01. My Revenge On Seattle 6:02
02. Time Travel In Texas 4:51
03. All The Blue Changes 6:10
04. Pretty Genius 3:58
05. Lighthouse 8:16
06. Beaten By Love 3:58
07. Wherever There Is Light 5:09
08. Mixtaped 9:32
09. Things Change 8:24

The return of No-Man as a performing act, however irregularly, is a welcome thing, and if Love and Endings is Tim Bowness and Steven Wilson's second live album in just a few years, counting the similar DVD/CD release Mixtaped -- and without any full new studio release in the interim -- it's still a lovely souvenir of a still underrated duo. Beginning with a version of "My Revenge on Seattle," which starts with just the pair's guitar and vocals, they present a now near-trademark, shimmering, beautiful melancholy with the rest of the band slowly drawing in behind them. Love and Endings is one lovely moment after another, the work of performers who clearly value their professional abilities but who never succumb to the dull sterility of excessive polish. If anything, the band might be as close to Porcupine Tree as it's ever been in terms of sound -- not that Wilson has suddenly changed the dynamic of this partnership, but there's a full-bodied power that recurs throughout the album, up through a big rock-out ending to the concluding song "Things Change." "All the Blue Changes" is initially in a calmer spot, with a notable piano and the guitar a bit of focused beauty, but then Wilson's solo begins fanning out into a huge electric sweep and swirl as the band locks in behind him.
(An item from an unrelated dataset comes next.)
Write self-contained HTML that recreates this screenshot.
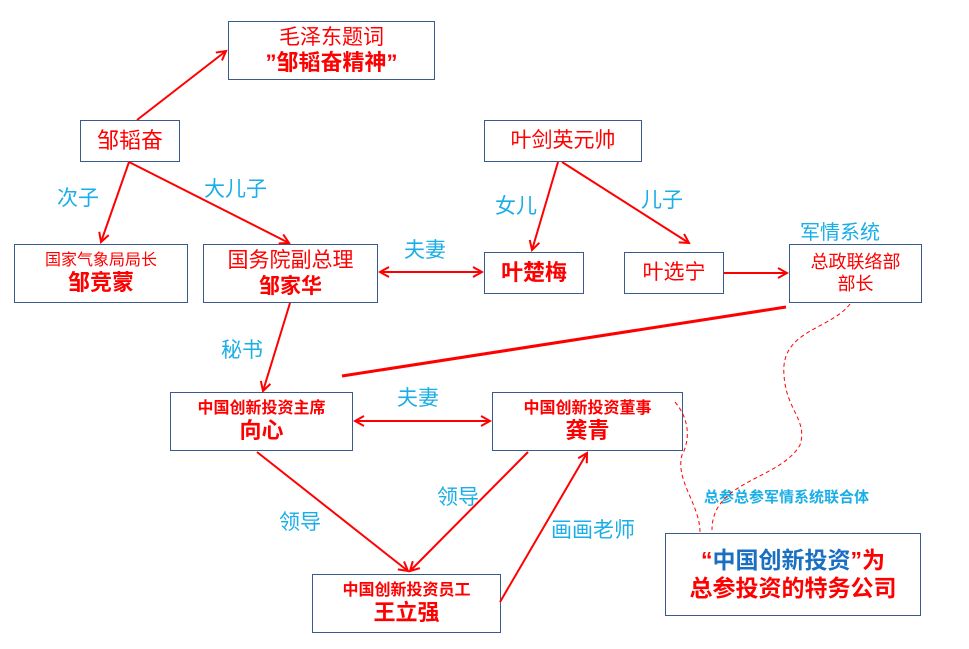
<!DOCTYPE html>
<html><head><meta charset="utf-8"><style>
body{margin:0;width:969px;height:649px;background:#fff;position:relative;overflow:hidden;font-family:"Liberation Sans","Noto Sans CJK SC",sans-serif}
.b{position:absolute;border:1.5px solid #3a5a8c;box-sizing:border-box;background:#fff;color:#f00;text-align:center;display:flex;flex-direction:column;justify-content:center;line-height:1.2}
.l{position:absolute;color:#1aaee8;font-size:21px;white-space:nowrap}
svg{position:absolute;left:0;top:0}
</style></head><body>
<div class="b" style="left:228px;top:21px;width:207px;height:59px"><div style="font-size:21px">毛泽东题词</div><div style="font-size:22px;font-weight:bold">”邹韬奋精神”</div></div>
<div class="b" style="left:80px;top:120px;width:100px;height:42px;font-size:22px">邹韬奋</div>
<div class="b" style="left:14px;top:244px;width:174px;height:59px"><div style="font-size:16px">国家气象局局长</div><div style="font-size:22px;font-weight:bold">邹竞蒙</div></div>
<div class="b" style="left:203px;top:244px;width:175px;height:59px"><div style="font-size:21px">国务院副总理</div><div style="font-size:21px;font-weight:bold">邹家华</div></div>
<div class="b" style="left:484px;top:120px;width:158px;height:42px;font-size:21px">叶剑英元帅</div>
<div class="b" style="left:484px;top:252px;width:100px;height:42px;font-size:22px;font-weight:bold">叶楚梅</div>
<div class="b" style="left:624px;top:252px;width:100px;height:42px;font-size:21px">叶选宁</div>
<div class="b" style="left:789px;top:244px;width:133px;height:59px;font-size:18px"><div>总政联络部</div><div>部长</div></div>
<div class="b" style="left:170px;top:392px;width:183px;height:59px"><div style="font-size:16px;font-weight:bold">中国创新投资主席</div><div style="font-size:22px;font-weight:bold">向心</div></div>
<div class="b" style="left:492px;top:392px;width:191px;height:59px"><div style="font-size:16px;font-weight:bold">中国创新投资董事</div><div style="font-size:22px;font-weight:bold">龚青</div></div>
<div class="b" style="left:312px;top:574px;width:189px;height:59px"><div style="font-size:16px;font-weight:bold">中国创新投资员工</div><div style="font-size:22px;font-weight:bold">王立强</div></div>
<div class="b" style="left:665px;top:533px;width:256px;height:83px;font-size:23px;font-weight:bold"><div><span style="color:#f00">“</span><span style="color:#1a6fc0">中国创新投资</span>”为</div><div>总参投资的特务公司</div></div>
<div class="l" style="left:57px;top:182px">次子</div>
<div class="l" style="left:204px;top:173px">大儿子</div>
<div class="l" style="left:404px;top:234px">夫妻</div>
<div class="l" style="left:495px;top:190px">女儿</div>
<div class="l" style="left:641px;top:184px">儿子</div>
<div class="l" style="left:800px;top:216px;font-size:20px">军情系统</div>
<div class="l" style="left:221px;top:334px">秘书</div>
<div class="l" style="left:397px;top:382px">夫妻</div>
<div class="l" style="left:279px;top:506px">领导</div>
<div class="l" style="left:437px;top:481px">领导</div>
<div class="l" style="left:551px;top:514px">画画老师</div>
<div class="l" style="left:704px;top:486px;font-size:15px;font-weight:bold">总参总参军情系统联合体</div>
<svg width="969" height="649">
<defs><marker id="a" markerWidth="12" markerHeight="12" refX="10" refY="6" orient="auto" markerUnits="userSpaceOnUse"><path d="M1,1 L10,6 L1,11" fill="none" stroke="#f00" stroke-width="2"/></marker></defs>
<g stroke="#f00" stroke-width="2" fill="none">
<line x1="137" y1="120" x2="226" y2="51" marker-end="url(#a)"/>
<line x1="129" y1="162" x2="101" y2="242" marker-end="url(#a)"/>
<line x1="129" y1="162" x2="289" y2="243" marker-end="url(#a)"/>
<line x1="380" y1="272" x2="482" y2="272" marker-end="url(#a)"/>
<line x1="482" y1="272" x2="380" y2="272" marker-end="url(#a)"/>
<line x1="558" y1="162" x2="532" y2="250" marker-end="url(#a)"/>
<line x1="562" y1="162" x2="689" y2="243" marker-end="url(#a)"/>
<line x1="724" y1="273" x2="787" y2="273" marker-end="url(#a)"/>
<line x1="786" y1="307" x2="342" y2="376" stroke-width="3"/>
<line x1="290" y1="303" x2="263" y2="391" marker-end="url(#a)"/>
<line x1="355" y1="421" x2="490" y2="421" marker-end="url(#a)"/>
<line x1="490" y1="421" x2="355" y2="421" marker-end="url(#a)"/>
<line x1="257" y1="452" x2="408" y2="571" marker-end="url(#a)"/>
<line x1="528" y1="452" x2="410" y2="571" marker-end="url(#a)"/>
<line x1="500" y1="602" x2="587" y2="453" marker-end="url(#a)"/>
</g>
<g stroke="#f00" stroke-width="1" fill="none" stroke-dasharray="4,3">
<path d="M850,304 C830,330 780,330 784,375 C786,410 808,420 800,445 C780,480 712,480 712,530"/>
<path d="M675,402 C690,420 690,440 682,455 C675,480 700,505 700,532"/>
</g>
</svg>
</body></html>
In slight contrast, "Lighthouse" shows another example of focused delicacy in the arrangements, yet Bowness' voice is, in ways, a secondary factor here given the intricacies of the band, it's almost as if it's more of a Wilson project for the first time. Add in other fine moments, like the cool funk of "Pretty Genius" and the striking version of "Wherever There Is Light," and it's another strong effort from an endlessly fascinating act.